**TASK PROMPT**:
Exactly as written, quote every line that follows, skipping the images.
------------------------
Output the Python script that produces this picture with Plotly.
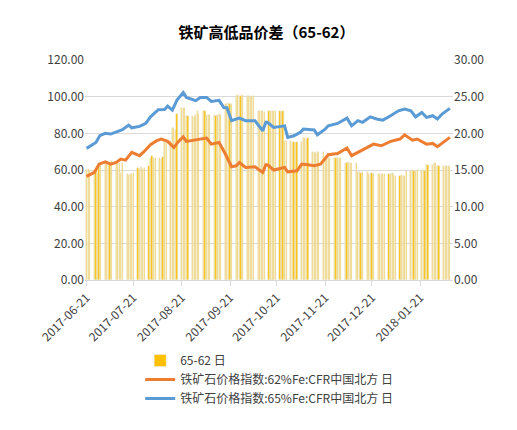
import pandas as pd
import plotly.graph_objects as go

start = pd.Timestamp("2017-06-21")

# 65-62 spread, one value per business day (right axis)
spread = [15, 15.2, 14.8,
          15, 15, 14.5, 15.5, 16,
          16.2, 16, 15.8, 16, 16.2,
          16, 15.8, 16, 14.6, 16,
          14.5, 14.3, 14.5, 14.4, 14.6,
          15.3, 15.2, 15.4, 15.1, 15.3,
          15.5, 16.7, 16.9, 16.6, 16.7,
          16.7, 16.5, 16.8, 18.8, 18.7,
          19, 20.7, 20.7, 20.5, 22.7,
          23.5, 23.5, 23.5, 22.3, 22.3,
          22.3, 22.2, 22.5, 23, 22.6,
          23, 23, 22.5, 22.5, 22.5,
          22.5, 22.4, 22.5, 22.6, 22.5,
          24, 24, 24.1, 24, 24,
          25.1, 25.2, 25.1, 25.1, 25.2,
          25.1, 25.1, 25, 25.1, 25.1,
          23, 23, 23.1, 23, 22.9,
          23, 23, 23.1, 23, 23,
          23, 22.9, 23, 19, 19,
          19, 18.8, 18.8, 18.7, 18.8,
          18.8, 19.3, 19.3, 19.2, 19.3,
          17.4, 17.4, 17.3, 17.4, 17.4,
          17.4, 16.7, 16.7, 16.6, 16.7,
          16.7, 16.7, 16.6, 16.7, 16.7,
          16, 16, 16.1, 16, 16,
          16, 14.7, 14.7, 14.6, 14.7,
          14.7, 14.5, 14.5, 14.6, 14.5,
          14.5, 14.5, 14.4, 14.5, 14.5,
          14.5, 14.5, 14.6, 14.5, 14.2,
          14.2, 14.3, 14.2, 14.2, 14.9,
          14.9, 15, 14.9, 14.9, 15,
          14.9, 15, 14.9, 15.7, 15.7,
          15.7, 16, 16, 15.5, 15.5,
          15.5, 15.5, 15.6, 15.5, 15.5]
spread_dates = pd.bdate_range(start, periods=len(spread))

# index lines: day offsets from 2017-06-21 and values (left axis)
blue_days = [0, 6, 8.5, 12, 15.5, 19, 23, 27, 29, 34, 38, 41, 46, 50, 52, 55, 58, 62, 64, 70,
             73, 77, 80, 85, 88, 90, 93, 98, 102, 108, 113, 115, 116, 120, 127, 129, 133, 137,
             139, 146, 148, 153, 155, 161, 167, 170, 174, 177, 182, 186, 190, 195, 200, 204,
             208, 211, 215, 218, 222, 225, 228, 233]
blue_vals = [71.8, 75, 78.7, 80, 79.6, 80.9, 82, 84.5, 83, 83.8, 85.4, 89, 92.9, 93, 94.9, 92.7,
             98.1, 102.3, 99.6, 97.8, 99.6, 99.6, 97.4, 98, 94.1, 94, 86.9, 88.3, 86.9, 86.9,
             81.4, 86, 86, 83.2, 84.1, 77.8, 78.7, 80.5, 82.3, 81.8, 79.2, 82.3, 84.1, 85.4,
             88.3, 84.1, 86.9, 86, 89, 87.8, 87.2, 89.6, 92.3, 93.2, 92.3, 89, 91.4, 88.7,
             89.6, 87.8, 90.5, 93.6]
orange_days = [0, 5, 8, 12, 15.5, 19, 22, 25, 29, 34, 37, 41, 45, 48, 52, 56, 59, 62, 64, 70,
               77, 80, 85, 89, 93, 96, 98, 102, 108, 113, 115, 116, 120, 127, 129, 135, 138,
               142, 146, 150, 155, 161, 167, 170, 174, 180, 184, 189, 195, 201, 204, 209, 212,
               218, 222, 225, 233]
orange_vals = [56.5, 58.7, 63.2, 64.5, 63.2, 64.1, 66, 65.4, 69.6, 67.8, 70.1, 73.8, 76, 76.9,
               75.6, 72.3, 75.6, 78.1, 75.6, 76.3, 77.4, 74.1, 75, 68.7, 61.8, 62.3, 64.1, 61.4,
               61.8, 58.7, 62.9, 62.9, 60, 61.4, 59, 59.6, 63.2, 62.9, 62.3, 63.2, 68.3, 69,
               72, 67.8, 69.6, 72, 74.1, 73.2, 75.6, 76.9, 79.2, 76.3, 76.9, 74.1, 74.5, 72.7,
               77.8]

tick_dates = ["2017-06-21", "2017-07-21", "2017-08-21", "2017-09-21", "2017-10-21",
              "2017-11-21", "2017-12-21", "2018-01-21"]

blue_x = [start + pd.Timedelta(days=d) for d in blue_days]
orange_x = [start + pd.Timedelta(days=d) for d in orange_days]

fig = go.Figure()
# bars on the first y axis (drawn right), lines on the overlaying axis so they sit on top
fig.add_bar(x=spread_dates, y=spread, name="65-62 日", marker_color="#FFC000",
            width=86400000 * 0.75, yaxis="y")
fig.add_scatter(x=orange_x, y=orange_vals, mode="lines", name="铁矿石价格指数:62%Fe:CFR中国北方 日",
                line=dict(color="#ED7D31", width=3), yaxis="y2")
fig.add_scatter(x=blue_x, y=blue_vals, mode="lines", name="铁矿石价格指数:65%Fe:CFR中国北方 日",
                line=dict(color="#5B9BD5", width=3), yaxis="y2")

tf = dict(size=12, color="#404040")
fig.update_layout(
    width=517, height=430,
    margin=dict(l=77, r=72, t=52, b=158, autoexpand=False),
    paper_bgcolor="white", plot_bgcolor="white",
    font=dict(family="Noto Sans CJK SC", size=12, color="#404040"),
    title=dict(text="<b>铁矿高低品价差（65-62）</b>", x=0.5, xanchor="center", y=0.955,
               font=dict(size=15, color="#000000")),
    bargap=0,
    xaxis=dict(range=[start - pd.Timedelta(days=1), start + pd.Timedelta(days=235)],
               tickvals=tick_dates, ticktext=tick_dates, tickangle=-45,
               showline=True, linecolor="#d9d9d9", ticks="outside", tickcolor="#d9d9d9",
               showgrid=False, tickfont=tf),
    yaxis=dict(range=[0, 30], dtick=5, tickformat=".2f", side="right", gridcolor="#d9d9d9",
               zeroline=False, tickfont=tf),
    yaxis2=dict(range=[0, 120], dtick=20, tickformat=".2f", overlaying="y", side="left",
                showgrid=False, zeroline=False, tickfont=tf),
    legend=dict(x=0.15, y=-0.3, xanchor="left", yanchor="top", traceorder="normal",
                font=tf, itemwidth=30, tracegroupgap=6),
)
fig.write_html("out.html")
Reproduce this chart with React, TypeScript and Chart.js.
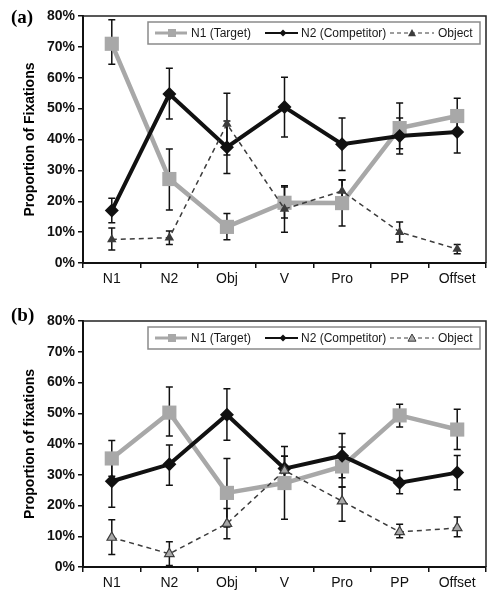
------------------------
**SOLUTION TO THE EXERCISE**:
Output the Python script that produces this picture with Plotly.
import pandas as pd
import plotly.graph_objects as go

start = pd.Timestamp("2017-06-21")

# 65-62 spread, one value per business day (right axis)
spread = [15, 15.2, 14.8,
          15, 15, 14.5, 15.5, 16,
          16.2, 16, 15.8, 16, 16.2,
          16, 15.8, 16, 14.6, 16,
          14.5, 14.3, 14.5, 14.4, 14.6,
          15.3, 15.2, 15.4, 15.1, 15.3,
          15.5, 16.7, 16.9, 16.6, 16.7,
          16.7, 16.5, 16.8, 18.8, 18.7,
          19, 20.7, 20.7, 20.5, 22.7,
          23.5, 23.5, 23.5, 22.3, 22.3,
          22.3, 22.2, 22.5, 23, 22.6,
          23, 23, 22.5, 22.5, 22.5,
          22.5, 22.4, 22.5, 22.6, 22.5,
          24, 24, 24.1, 24, 24,
          25.1, 25.2, 25.1, 25.1, 25.2,
          25.1, 25.1, 25, 25.1, 25.1,
          23, 23, 23.1, 23, 22.9,
          23, 23, 23.1, 23, 23,
          23, 22.9, 23, 19, 19,
          19, 18.8, 18.8, 18.7, 18.8,
          18.8, 19.3, 19.3, 19.2, 19.3,
          17.4, 17.4, 17.3, 17.4, 17.4,
          17.4, 16.7, 16.7, 16.6, 16.7,
          16.7, 16.7, 16.6, 16.7, 16.7,
          16, 16, 16.1, 16, 16,
          16, 14.7, 14.7, 14.6, 14.7,
          14.7, 14.5, 14.5, 14.6, 14.5,
          14.5, 14.5, 14.4, 14.5, 14.5,
          14.5, 14.5, 14.6, 14.5, 14.2,
          14.2, 14.3, 14.2, 14.2, 14.9,
          14.9, 15, 14.9, 14.9, 15,
          14.9, 15, 14.9, 15.7, 15.7,
          15.7, 16, 16, 15.5, 15.5,
          15.5, 15.5, 15.6, 15.5, 15.5]
spread_dates = pd.bdate_range(start, periods=len(spread))

# index lines: day offsets from 2017-06-21 and values (left axis)
blue_days = [0, 6, 8.5, 12, 15.5, 19, 23, 27, 29, 34, 38, 41, 46, 50, 52, 55, 58, 62, 64, 70,
             73, 77, 80, 85, 88, 90, 93, 98, 102, 108, 113, 115, 116, 120, 127, 129, 133, 137,
             139, 146, 148, 153, 155, 161, 167, 170, 174, 177, 182, 186, 190, 195, 200, 204,
             208, 211, 215, 218, 222, 225, 228, 233]
blue_vals = [71.8, 75, 78.7, 80, 79.6, 80.9, 82, 84.5, 83, 83.8, 85.4, 89, 92.9, 93, 94.9, 92.7,
             98.1, 102.3, 99.6, 97.8, 99.6, 99.6, 97.4, 98, 94.1, 94, 86.9, 88.3, 86.9, 86.9,
             81.4, 86, 86, 83.2, 84.1, 77.8, 78.7, 80.5, 82.3, 81.8, 79.2, 82.3, 84.1, 85.4,
             88.3, 84.1, 86.9, 86, 89, 87.8, 87.2, 89.6, 92.3, 93.2, 92.3, 89, 91.4, 88.7,
             89.6, 87.8, 90.5, 93.6]
orange_days = [0, 5, 8, 12, 15.5, 19, 22, 25, 29, 34, 37, 41, 45, 48, 52, 56, 59, 62, 64, 70,
               77, 80, 85, 89, 93, 96, 98, 102, 108, 113, 115, 116, 120, 127, 129, 135, 138,
               142, 146, 150, 155, 161, 167, 170, 174, 180, 184, 189, 195, 201, 204, 209, 212,
               218, 222, 225, 233]
orange_vals = [56.5, 58.7, 63.2, 64.5, 63.2, 64.1, 66, 65.4, 69.6, 67.8, 70.1, 73.8, 76, 76.9,
               75.6, 72.3, 75.6, 78.1, 75.6, 76.3, 77.4, 74.1, 75, 68.7, 61.8, 62.3, 64.1, 61.4,
               61.8, 58.7, 62.9, 62.9, 60, 61.4, 59, 59.6, 63.2, 62.9, 62.3, 63.2, 68.3, 69,
               72, 67.8, 69.6, 72, 74.1, 73.2, 75.6, 76.9, 79.2, 76.3, 76.9, 74.1, 74.5, 72.7,
               77.8]

tick_dates = ["2017-06-21", "2017-07-21", "2017-08-21", "2017-09-21", "2017-10-21",
              "2017-11-21", "2017-12-21", "2018-01-21"]

blue_x = [start + pd.Timedelta(days=d) for d in blue_days]
orange_x = [start + pd.Timedelta(days=d) for d in orange_days]

fig = go.Figure()
# bars on the first y axis (drawn right), lines on the overlaying axis so they sit on top
fig.add_bar(x=spread_dates, y=spread, name="65-62 日", marker_color="#FFC000",
            width=86400000 * 0.75, yaxis="y")
fig.add_scatter(x=orange_x, y=orange_vals, mode="lines", name="铁矿石价格指数:62%Fe:CFR中国北方 日",
                line=dict(color="#ED7D31", width=3), yaxis="y2")
fig.add_scatter(x=blue_x, y=blue_vals, mode="lines", name="铁矿石价格指数:65%Fe:CFR中国北方 日",
                line=dict(color="#5B9BD5", width=3), yaxis="y2")

tf = dict(size=12, color="#404040")
fig.update_layout(
    width=517, height=430,
    margin=dict(l=77, r=72, t=52, b=158, autoexpand=False),
    paper_bgcolor="white", plot_bgcolor="white",
    font=dict(family="Noto Sans CJK SC", size=12, color="#404040"),
    title=dict(text="<b>铁矿高低品价差（65-62）</b>", x=0.5, xanchor="center", y=0.955,
               font=dict(size=15, color="#000000")),
    bargap=0,
    xaxis=dict(range=[start - pd.Timedelta(days=1), start + pd.Timedelta(days=235)],
               tickvals=tick_dates, ticktext=tick_dates, tickangle=-45,
               showline=True, linecolor="#d9d9d9", ticks="outside", tickcolor="#d9d9d9",
               showgrid=False, tickfont=tf),
    yaxis=dict(range=[0, 30], dtick=5, tickformat=".2f", side="right", gridcolor="#d9d9d9",
               zeroline=False, tickfont=tf),
    yaxis2=dict(range=[0, 120], dtick=20, tickformat=".2f", overlaying="y", side="left",
                showgrid=False, zeroline=False, tickfont=tf),
    legend=dict(x=0.15, y=-0.3, xanchor="left", yanchor="top", traceorder="normal",
                font=tf, itemwidth=30, tracegroupgap=6),
)
fig.write_html("out.html")
Reproduce this chart with React, TypeScript and Chart.js.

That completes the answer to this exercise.